■ **Your objective**
Repeat exactly the lines running from the first line of the data to the line containing "delta_x = 338", both ends included, and nothing else; drop the pictures.

-- start --

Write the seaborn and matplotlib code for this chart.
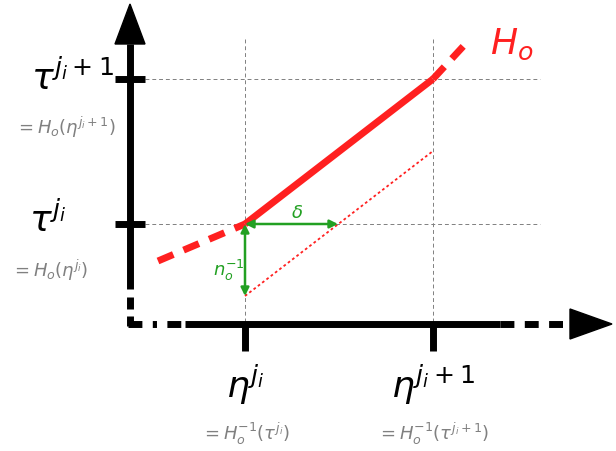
import matplotlib
matplotlib.use("Agg")
import matplotlib.pyplot as plt
import seaborn as sns

sns.set_style("white")
plt.rcParams['font.family'] = ['Open Sans', 'DejaVu Sans']
plt.rcParams['text.color'] = 'black'

# diagram geometry in pixel units
eta = [245, 433]
tau = [225, 80]
ext_lo = (158, 262)
ext_hi = (470, 40)
shift_y = 72
delta_x = 338

fig = plt.figure(figsize=(6.16, 4.52), dpi=100)
ax = fig.add_axes([0, 0, 1, 1])
ax.set_xlim(0, 616)
ax.set_ylim(452, 0)
ax.axis("off")

# grid guides
for t in tau:
    ax.plot([145, 540], [t, t], color="gray", lw=0.7, ls=(0, (4, 3)))
for e in eta:
    ax.plot([e, e], [40, 325], color="gray", lw=0.7, ls=(0, (4, 3)))

# axes
ax.plot([130, 130], [45, 290], color="black", lw=5, solid_capstyle="butt")
ax.plot([130, 130], [298, 310], color="black", lw=5, solid_capstyle="butt")
ax.plot([130, 130], [317, 327], color="black", lw=5, solid_capstyle="butt")
ax.fill([115, 145, 130], [45, 45, 5], color="black")
ax.plot([128, 185], [325, 325], color="black", lw=5, ls=(0, (2, 1.5, 0.6, 1.5)))
ax.plot([185, 500], [325, 325], color="black", lw=5, solid_capstyle="butt")
ax.plot([500, 570], [325, 325], color="black", lw=5, ls=(0, (2, 1.5)))
ax.fill([570, 570, 612], [310, 340, 325], color="black")

# ticks
for t in tau:
    ax.plot([115, 145], [t, t], color="black", lw=5, solid_capstyle="butt")
for e in eta:
    ax.plot([e, e], [325, 352], color="black", lw=5, solid_capstyle="butt")

# H0 curve
ax.plot(eta, tau, color="#ff2020", lw=5, solid_capstyle="butt")
ax.plot([ext_lo[0], eta[0]], [ext_lo[1], tau[0]], color="#ff2020", lw=5, ls=(0, (2.4, 1.6)))
ax.plot([eta[1], ext_hi[0]], [tau[1], ext_hi[1]], color="#ff2020", lw=5, ls=(0, (2.4, 1.6)))
ax.plot(eta, [t + shift_y for t in tau], color="#ff2020", lw=1.3, ls=(0, (1.5, 1.5)))

# green arrows
g = "#22a022"
ax.annotate("", xy=(delta_x, tau[0]), xytext=(eta[0], tau[0]),
            arrowprops=dict(arrowstyle="<|-|>", color=g, lw=1.8, mutation_scale=12, shrinkA=0, shrinkB=0))
ax.annotate("", xy=(eta[0], tau[0] + shift_y), xytext=(eta[0], tau[0]),
            arrowprops=dict(arrowstyle="<|-|>", color=g, lw=1.8, mutation_scale=12, shrinkA=0, shrinkB=0))
ax.text(297, 213, r"$\delta$", color=g, fontsize=13, ha="center", va="center")
ax.text(229, 270, r"$n_o^{-1}$", color=g, fontsize=13, ha="center", va="center")

# labels
ax.text(512, 45, r"$H_o$", color="#ff2020", fontsize=26, ha="center", va="center")
ax.text(72, 80, r"$\tau^{j_i+1}$", fontsize=26, ha="center", va="center")
ax.text(65, 127, r"$= H_o(\eta^{j_i+1})$", color="gray", fontsize=13, ha="center", va="center")
ax.text(48, 222, r"$\tau^{j_i}$", fontsize=26, ha="center", va="center")
ax.text(50, 270, r"$= H_o(\eta^{j_i})$", color="gray", fontsize=13, ha="center", va="center")
ax.text(eta[0], 385, r"$\eta^{j_i}$", fontsize=26, ha="center", va="center")
ax.text(eta[0], 434, r"$= H_o^{-1}(\tau^{j_i})$", color="gray", fontsize=13, ha="center", va="center")
ax.text(eta[1], 385, r"$\eta^{j_i+1}$", fontsize=26, ha="center", va="center")
ax.text(eta[1], 434, r"$= H_o^{-1}(\tau^{j_i+1})$", color="gray", fontsize=13, ha="center", va="center")

fig.savefig("out.png", dpi=100)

-- end --

■ **Completed exercise**
Write the seaborn and matplotlib code for this chart.
import matplotlib
matplotlib.use("Agg")
import matplotlib.pyplot as plt
import seaborn as sns

sns.set_style("white")
plt.rcParams['font.family'] = ['Open Sans', 'DejaVu Sans']
plt.rcParams['text.color'] = 'black'

# diagram geometry in pixel units
eta = [245, 433]
tau = [225, 80]
ext_lo = (158, 262)
ext_hi = (470, 40)
shift_y = 72
delta_x = 338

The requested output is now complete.